====== Record extracts ======
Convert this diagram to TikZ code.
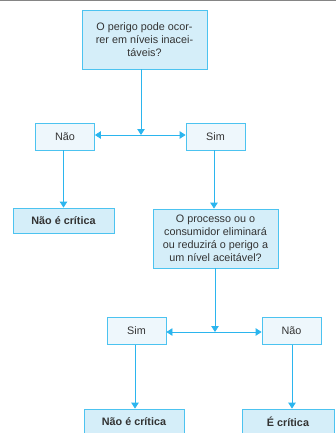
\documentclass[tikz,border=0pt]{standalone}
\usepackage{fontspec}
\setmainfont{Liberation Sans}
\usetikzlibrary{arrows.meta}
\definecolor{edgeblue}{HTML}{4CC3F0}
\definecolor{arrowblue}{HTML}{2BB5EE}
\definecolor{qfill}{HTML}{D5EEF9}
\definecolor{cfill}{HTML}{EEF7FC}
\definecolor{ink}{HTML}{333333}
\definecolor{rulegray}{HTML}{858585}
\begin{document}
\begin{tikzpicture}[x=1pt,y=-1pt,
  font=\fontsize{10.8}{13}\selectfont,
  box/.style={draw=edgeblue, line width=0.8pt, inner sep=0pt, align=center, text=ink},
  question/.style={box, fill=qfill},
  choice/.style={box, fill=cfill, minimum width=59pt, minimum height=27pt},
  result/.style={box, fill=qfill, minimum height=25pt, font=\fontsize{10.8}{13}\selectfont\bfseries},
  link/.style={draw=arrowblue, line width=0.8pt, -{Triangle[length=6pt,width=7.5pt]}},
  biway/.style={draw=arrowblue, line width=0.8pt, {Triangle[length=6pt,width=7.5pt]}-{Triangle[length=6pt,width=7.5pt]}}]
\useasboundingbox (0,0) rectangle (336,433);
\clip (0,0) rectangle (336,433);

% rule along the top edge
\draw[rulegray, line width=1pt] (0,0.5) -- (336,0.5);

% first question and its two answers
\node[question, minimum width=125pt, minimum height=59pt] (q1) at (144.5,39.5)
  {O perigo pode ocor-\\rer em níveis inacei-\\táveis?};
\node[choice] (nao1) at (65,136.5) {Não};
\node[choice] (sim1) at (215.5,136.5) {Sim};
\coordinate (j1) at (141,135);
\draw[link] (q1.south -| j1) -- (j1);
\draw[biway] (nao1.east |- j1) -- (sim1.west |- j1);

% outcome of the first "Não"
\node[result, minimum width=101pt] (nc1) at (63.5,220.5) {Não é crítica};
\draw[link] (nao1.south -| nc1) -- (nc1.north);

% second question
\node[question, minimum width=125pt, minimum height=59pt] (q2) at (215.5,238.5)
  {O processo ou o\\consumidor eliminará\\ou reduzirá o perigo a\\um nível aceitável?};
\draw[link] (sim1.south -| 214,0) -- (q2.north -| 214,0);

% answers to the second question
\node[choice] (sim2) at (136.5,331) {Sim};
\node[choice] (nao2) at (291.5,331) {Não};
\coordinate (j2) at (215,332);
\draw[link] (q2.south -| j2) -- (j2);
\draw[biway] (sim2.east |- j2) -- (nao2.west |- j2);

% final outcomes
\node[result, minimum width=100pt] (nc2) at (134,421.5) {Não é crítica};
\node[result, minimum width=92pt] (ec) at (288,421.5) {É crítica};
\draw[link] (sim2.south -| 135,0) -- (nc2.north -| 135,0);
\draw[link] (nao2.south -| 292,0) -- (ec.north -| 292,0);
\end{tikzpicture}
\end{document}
======
====== Record extracts ======
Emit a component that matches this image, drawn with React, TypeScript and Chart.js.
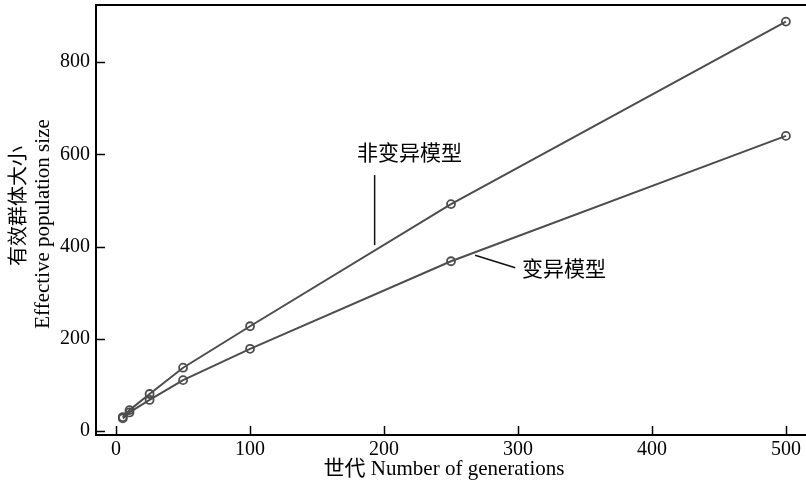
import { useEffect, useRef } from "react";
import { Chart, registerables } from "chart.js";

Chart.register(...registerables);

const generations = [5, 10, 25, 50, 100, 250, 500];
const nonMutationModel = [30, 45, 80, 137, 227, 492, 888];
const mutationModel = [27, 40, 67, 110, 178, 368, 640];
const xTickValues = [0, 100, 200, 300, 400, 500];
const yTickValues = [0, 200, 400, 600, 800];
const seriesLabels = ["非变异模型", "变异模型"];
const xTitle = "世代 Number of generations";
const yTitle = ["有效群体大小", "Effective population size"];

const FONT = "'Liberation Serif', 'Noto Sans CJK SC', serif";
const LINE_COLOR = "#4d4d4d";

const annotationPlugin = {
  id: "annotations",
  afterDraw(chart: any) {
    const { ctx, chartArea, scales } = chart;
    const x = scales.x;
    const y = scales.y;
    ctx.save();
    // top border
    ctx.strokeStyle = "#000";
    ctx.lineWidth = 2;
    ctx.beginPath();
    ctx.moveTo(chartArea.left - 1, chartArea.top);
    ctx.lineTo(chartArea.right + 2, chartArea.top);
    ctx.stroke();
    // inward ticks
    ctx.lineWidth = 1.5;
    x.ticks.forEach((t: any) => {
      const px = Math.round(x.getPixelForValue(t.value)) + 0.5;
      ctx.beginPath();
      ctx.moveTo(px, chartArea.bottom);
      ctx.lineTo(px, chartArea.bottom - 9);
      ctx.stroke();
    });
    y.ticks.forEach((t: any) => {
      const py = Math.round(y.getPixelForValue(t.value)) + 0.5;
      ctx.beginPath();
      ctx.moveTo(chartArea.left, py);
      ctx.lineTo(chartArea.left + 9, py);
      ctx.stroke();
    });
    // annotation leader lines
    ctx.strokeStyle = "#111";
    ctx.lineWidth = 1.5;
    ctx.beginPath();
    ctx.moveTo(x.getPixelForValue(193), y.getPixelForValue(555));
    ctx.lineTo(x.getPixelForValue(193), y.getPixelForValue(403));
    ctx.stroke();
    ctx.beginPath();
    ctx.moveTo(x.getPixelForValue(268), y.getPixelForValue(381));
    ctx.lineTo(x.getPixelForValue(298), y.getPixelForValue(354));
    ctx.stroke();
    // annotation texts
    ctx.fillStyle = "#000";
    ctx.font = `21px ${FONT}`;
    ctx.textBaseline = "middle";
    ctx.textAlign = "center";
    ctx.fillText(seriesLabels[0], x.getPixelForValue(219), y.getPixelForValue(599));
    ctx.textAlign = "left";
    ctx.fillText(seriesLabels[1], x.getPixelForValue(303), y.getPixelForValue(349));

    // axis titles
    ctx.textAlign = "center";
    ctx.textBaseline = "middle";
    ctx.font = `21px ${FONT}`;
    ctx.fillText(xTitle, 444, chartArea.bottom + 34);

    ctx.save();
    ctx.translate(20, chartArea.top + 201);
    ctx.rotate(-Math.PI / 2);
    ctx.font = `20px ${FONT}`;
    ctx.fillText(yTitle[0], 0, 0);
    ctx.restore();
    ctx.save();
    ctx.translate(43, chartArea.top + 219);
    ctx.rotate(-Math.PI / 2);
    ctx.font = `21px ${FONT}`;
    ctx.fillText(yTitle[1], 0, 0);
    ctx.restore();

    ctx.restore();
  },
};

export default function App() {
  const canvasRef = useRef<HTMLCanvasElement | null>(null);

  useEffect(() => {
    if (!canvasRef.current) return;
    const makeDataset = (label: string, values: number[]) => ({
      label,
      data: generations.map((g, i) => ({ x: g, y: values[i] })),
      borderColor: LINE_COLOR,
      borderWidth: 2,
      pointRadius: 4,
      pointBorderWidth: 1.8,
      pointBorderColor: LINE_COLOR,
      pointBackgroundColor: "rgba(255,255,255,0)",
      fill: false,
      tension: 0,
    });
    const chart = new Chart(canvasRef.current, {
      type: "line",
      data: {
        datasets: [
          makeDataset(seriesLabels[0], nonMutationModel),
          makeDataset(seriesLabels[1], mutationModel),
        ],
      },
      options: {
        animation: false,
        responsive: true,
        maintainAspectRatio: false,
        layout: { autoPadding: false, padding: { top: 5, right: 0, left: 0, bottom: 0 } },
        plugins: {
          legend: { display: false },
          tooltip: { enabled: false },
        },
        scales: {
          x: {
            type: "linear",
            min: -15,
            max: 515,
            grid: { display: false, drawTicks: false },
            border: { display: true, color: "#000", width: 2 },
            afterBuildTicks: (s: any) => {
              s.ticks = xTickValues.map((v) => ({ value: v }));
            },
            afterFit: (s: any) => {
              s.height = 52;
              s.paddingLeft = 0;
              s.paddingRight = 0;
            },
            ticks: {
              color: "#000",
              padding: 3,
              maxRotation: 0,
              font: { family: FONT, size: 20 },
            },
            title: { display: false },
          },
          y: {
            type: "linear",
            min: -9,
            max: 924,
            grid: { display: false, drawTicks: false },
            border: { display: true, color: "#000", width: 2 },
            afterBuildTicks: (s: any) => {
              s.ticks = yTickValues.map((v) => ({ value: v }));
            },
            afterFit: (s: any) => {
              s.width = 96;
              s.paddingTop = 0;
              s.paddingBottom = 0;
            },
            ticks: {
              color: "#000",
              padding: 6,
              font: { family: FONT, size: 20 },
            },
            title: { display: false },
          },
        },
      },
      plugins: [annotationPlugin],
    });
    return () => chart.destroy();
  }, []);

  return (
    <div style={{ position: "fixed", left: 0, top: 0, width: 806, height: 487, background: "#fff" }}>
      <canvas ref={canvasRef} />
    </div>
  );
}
======
====== Record extracts ======
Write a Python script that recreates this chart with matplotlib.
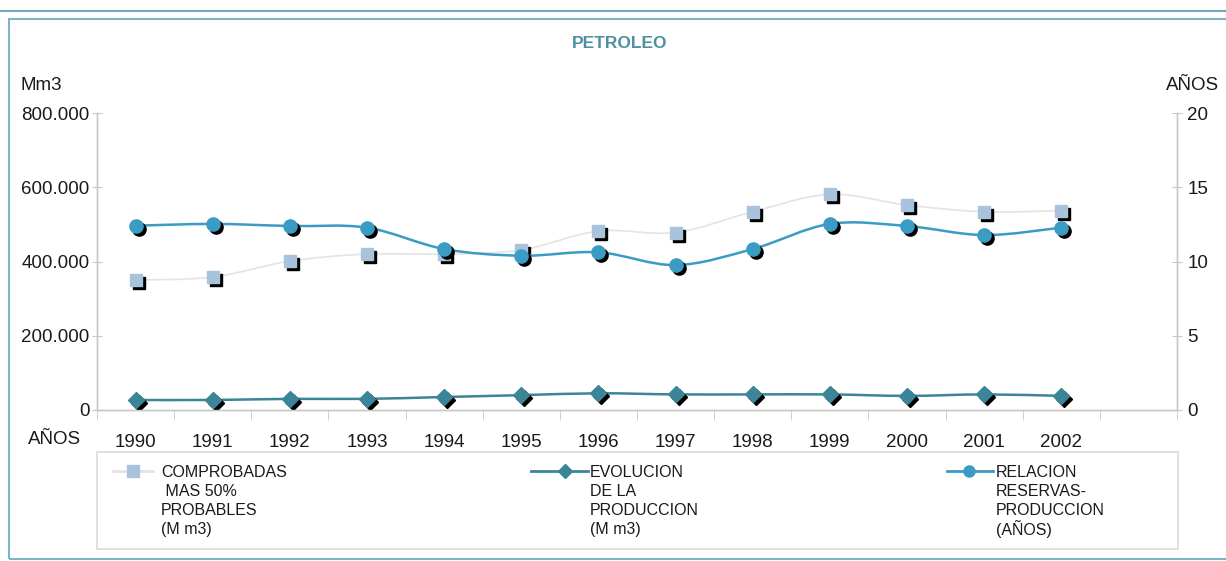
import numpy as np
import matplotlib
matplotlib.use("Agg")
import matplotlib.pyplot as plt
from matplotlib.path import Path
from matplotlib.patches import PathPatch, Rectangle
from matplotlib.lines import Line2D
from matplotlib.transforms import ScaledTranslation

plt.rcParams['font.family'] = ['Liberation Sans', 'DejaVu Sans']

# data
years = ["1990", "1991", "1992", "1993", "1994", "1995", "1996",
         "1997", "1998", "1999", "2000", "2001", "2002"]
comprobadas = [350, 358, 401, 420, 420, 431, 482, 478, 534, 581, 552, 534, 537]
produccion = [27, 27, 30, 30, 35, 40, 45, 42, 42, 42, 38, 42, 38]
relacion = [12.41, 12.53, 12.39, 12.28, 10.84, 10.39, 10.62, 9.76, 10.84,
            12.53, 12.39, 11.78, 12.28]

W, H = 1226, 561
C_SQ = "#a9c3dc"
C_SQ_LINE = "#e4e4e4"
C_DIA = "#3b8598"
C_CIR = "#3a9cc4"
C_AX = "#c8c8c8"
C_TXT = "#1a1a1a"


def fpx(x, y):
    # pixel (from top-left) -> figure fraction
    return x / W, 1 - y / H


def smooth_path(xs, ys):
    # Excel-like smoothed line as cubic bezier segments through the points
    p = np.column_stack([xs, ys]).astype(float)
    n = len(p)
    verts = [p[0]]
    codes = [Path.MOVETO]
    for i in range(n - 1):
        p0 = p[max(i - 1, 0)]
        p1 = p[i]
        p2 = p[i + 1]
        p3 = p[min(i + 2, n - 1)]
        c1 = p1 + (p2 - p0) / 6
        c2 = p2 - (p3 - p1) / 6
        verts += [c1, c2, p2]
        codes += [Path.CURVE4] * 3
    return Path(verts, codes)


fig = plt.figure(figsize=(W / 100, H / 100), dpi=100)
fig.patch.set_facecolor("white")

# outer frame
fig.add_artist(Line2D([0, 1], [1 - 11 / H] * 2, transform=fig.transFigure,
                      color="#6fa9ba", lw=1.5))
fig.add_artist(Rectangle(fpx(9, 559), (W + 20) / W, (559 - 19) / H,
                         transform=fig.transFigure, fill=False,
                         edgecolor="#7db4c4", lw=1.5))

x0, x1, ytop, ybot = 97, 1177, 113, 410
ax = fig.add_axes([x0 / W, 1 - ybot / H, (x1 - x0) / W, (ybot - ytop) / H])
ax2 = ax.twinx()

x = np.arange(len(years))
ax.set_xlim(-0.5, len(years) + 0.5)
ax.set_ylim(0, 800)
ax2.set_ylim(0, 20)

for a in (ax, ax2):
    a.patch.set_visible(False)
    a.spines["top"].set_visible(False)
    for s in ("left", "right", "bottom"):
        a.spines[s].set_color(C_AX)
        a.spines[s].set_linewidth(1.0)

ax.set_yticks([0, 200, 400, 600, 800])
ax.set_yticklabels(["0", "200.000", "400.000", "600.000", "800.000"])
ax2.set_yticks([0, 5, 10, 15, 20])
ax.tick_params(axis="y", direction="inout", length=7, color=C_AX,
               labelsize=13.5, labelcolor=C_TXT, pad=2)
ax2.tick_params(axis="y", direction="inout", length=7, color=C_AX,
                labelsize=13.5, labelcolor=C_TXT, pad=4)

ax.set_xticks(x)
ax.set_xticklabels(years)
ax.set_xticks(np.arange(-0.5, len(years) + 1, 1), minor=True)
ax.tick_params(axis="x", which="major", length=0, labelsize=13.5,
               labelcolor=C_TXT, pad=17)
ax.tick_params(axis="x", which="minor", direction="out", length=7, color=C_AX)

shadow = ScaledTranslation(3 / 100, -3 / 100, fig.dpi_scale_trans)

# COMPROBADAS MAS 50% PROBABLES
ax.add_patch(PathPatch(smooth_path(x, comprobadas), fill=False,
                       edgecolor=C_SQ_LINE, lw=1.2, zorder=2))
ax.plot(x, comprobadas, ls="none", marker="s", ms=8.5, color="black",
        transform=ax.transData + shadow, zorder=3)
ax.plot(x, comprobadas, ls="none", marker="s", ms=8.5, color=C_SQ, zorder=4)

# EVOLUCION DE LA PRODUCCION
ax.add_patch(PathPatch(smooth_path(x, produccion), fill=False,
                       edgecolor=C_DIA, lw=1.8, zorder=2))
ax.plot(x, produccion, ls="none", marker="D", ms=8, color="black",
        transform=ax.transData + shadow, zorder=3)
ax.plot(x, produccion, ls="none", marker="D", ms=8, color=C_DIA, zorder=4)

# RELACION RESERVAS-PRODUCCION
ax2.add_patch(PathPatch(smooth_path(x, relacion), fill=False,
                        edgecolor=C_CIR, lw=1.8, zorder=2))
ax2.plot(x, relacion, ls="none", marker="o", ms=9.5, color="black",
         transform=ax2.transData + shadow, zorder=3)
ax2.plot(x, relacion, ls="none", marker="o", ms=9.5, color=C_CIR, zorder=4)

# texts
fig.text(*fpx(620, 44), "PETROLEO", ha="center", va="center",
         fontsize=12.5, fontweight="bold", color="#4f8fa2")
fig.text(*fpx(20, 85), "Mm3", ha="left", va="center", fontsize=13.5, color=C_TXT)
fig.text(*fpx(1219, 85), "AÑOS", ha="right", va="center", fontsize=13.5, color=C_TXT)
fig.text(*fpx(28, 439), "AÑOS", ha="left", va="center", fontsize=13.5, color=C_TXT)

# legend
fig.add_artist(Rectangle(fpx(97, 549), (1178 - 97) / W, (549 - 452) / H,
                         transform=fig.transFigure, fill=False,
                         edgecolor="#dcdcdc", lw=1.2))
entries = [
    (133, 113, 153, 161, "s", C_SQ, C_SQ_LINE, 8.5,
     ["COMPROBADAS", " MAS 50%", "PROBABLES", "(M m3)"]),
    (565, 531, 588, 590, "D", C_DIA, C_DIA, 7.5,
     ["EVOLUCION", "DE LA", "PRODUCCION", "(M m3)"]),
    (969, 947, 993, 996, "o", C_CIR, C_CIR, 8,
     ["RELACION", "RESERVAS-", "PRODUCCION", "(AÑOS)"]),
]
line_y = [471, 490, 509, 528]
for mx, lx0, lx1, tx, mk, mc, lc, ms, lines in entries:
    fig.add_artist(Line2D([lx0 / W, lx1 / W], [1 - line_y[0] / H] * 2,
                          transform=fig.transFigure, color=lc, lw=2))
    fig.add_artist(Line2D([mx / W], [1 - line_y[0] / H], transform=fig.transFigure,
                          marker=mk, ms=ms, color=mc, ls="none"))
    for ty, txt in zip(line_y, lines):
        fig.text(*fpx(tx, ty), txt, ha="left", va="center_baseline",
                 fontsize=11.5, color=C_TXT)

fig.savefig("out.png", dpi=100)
======
■ **Directive**
Start at the line with "Convert this diagram to TikZ code.", stop at the line with "(sim1.west |- j1);", both lines included, and repeat that span exactly without its pictures.

■ **Complete output**
Convert this diagram to TikZ code.
\documentclass[tikz,border=0pt]{standalone}
\usepackage{fontspec}
\setmainfont{Liberation Sans}
\usetikzlibrary{arrows.meta}
\definecolor{edgeblue}{HTML}{4CC3F0}
\definecolor{arrowblue}{HTML}{2BB5EE}
\definecolor{qfill}{HTML}{D5EEF9}
\definecolor{cfill}{HTML}{EEF7FC}
\definecolor{ink}{HTML}{333333}
\definecolor{rulegray}{HTML}{858585}
\begin{document}
\begin{tikzpicture}[x=1pt,y=-1pt,
  font=\fontsize{10.8}{13}\selectfont,
  box/.style={draw=edgeblue, line width=0.8pt, inner sep=0pt, align=center, text=ink},
  question/.style={box, fill=qfill},
  choice/.style={box, fill=cfill, minimum width=59pt, minimum height=27pt},
  result/.style={box, fill=qfill, minimum height=25pt, font=\fontsize{10.8}{13}\selectfont\bfseries},
  link/.style={draw=arrowblue, line width=0.8pt, -{Triangle[length=6pt,width=7.5pt]}},
  biway/.style={draw=arrowblue, line width=0.8pt, {Triangle[length=6pt,width=7.5pt]}-{Triangle[length=6pt,width=7.5pt]}}]
\useasboundingbox (0,0) rectangle (336,433);
\clip (0,0) rectangle (336,433);

% rule along the top edge
\draw[rulegray, line width=1pt] (0,0.5) -- (336,0.5);

% first question and its two answers
\node[question, minimum width=125pt, minimum height=59pt] (q1) at (144.5,39.5)
  {O perigo pode ocor-\\rer em níveis inacei-\\táveis?};
\node[choice] (nao1) at (65,136.5) {Não};
\node[choice] (sim1) at (215.5,136.5) {Sim};
\coordinate (j1) at (141,135);
\draw[link] (q1.south -| j1) -- (j1);
\draw[biway] (nao1.east |- j1) -- (sim1.west |- j1);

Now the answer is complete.